# What you should do:
Omit every picture, and retype the lines that run from the beginning of the data below through the line containing "import * as", inclusive.

# Supplied material:
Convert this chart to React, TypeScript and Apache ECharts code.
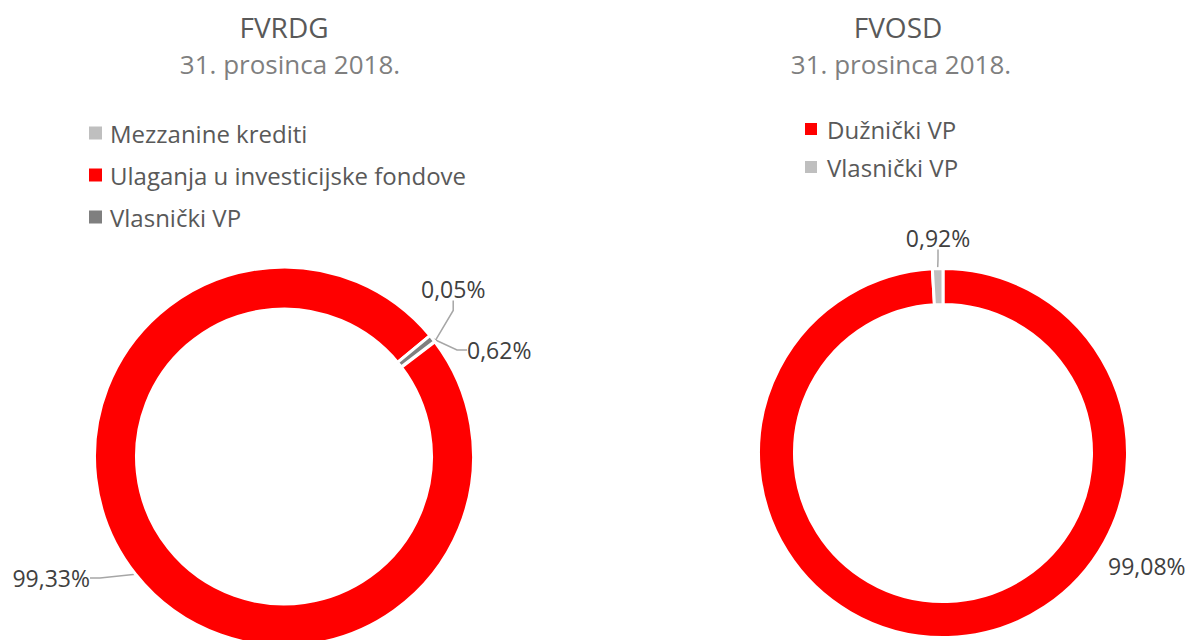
import React, { useEffect, useRef } from "react";
import * as echarts from "echarts";

// ---- data ----
const fvrdgCategories = ["Mezzanine krediti", "Ulaganja u investicijske fondove", "Vlasnički VP"];
const fvrdgValues = [0.05, 99.33, 0.62];
const fvosdCategories = ["Dužnički VP", "Vlasnički VP"];
const fvosdValues = [99.08, 0.92];
const chartTitles = ["FVRDG", "FVOSD"];
const chartSubtitle = "31. prosinca 2018.";

// ---- styles ----
const RED = "#FF0000";
const LIGHT = "#BFBFBF";
const DARK = "#7F7F7F";
const FONT = "'Open Sans', 'Noto Sans', sans-serif";
const fvrdgColors = [LIGHT, RED, DARK];
const fvosdColors = [RED, LIGHT];

const fmt = (v: number) => v.toFixed(2).replace(".", ",") + "%";

// label anchor positions (x, y, align), by data index
const fvrdgLabelPos: [number, number, string][] = [
  [421, 289, "left"],
  [90, 578, "right"],
  [467, 350, "left"],
];
const fvosdLabelPos: [number, number, string][] = [
  [1108, 566, "left"],
  [938, 238, "center"],
];

export default function App() {
  const ref = useRef<HTMLDivElement>(null);
  useEffect(() => {
    if (!ref.current) return;
    const chart = echarts.init(ref.current, undefined, { renderer: "svg" });

    const labelStyle = {
      show: true,
      fontFamily: FONT,
      fontSize: 23,
      color: "#404040",
      formatter: (p: any) => fmt(p.value),
    };
    const labelLine = {
      show: true,
      lineStyle: { color: "#A6A6A6", width: 1.5 },
      length: 10,
      length2: 10,
    };

    const option: any = {
      animation: false,
      backgroundColor: "#FFFFFF",
      graphic: [
        { type: "text", x: 284, y: 27, style: { text: chartTitles[0], fontFamily: FONT, fontSize: 28, fill: "#595959", align: "center", verticalAlign: "middle" } },
        { type: "text", x: 290, y: 64, style: { text: chartSubtitle, fontFamily: FONT, fontSize: 26, fill: "#7F7F7F", align: "center", verticalAlign: "middle" } },
        { type: "text", x: 898, y: 27, style: { text: chartTitles[1], fontFamily: FONT, fontSize: 28, fill: "#595959", align: "center", verticalAlign: "middle" } },
        { type: "text", x: 901, y: 64, style: { text: chartSubtitle, fontFamily: FONT, fontSize: 26, fill: "#7F7F7F", align: "center", verticalAlign: "middle" } },
      ],
      legend: [
        {
          orient: "vertical",
          left: 84,
          top: 116,
          itemWidth: 13,
          itemHeight: 13,
          itemGap: 18,
          icon: "rect",
          selectedMode: false,
          textStyle: { fontFamily: FONT, fontSize: 24, color: "#595959", lineHeight: 24, padding: [0, 0, 0, 3] },
          data: fvrdgCategories.map((n, i) => ({ name: n, itemStyle: { color: fvrdgColors[i], borderWidth: 0 } })),
        },
        {
          orient: "vertical",
          left: 800,
          top: 112,
          itemWidth: 12,
          itemHeight: 12,
          itemGap: 14,
          icon: "rect",
          selectedMode: false,
          textStyle: { fontFamily: FONT, fontSize: 24, color: "#595959", lineHeight: 24, padding: [0, 0, 0, 5] },
          data: fvosdCategories.map((n, i) => ({ name: n, itemStyle: { color: fvosdColors[i], borderWidth: 0 } })),
        },
      ],
      series: [
        {
          type: "pie",
          center: [284, 456.5],
          radius: [147.5, 189.5],
          startAngle: 37.4,
          clockwise: true,
          avoidLabelOverlap: false,
          itemStyle: { borderColor: "#FFFFFF", borderWidth: 3 },
          label: labelStyle,
          labelLine,
          labelLayout: (p: any) => {
            const pos = fvrdgLabelPos[p.dataIndex];
            return { x: pos[0], y: pos[1], align: pos[2], verticalAlign: "middle", hideOverlap: false, moveOverlap: null };
          },
          emphasis: { disabled: true },
          data: fvrdgCategories.map((n, i) => ({ name: n, value: fvrdgValues[i], itemStyle: { color: fvrdgColors[i] } })),
        },
        {
          type: "pie",
          center: [943, 453],
          radius: [148.5, 184.5],
          startAngle: 90,
          clockwise: true,
          avoidLabelOverlap: false,
          itemStyle: { borderColor: "#FFFFFF", borderWidth: 3 },
          label: labelStyle,
          labelLine,
          labelLayout: (p: any) => {
            const pos = fvosdLabelPos[p.dataIndex];
            return { x: pos[0], y: pos[1], align: pos[2], verticalAlign: "middle", hideOverlap: false, moveOverlap: null };
          },
          emphasis: { disabled: true },
          data: fvosdCategories.map((n, i) => ({
            name: n,
            value: fvosdValues[i],
            itemStyle: { color: fvosdColors[i] },
            labelLine: { show: i !== 0 },
          })),
        },
      ],
    };
    chart.setOption(option);
    return () => chart.dispose();
  }, []);

  return <div ref={ref} style={{ position: "absolute", left: 0, top: 0, width: 1189, height: 640 }} />;
}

# Answer to the problem:
Convert this chart to React, TypeScript and Apache ECharts code.
import React, { useEffect, useRef } from "react";
import * as echarts from "echarts";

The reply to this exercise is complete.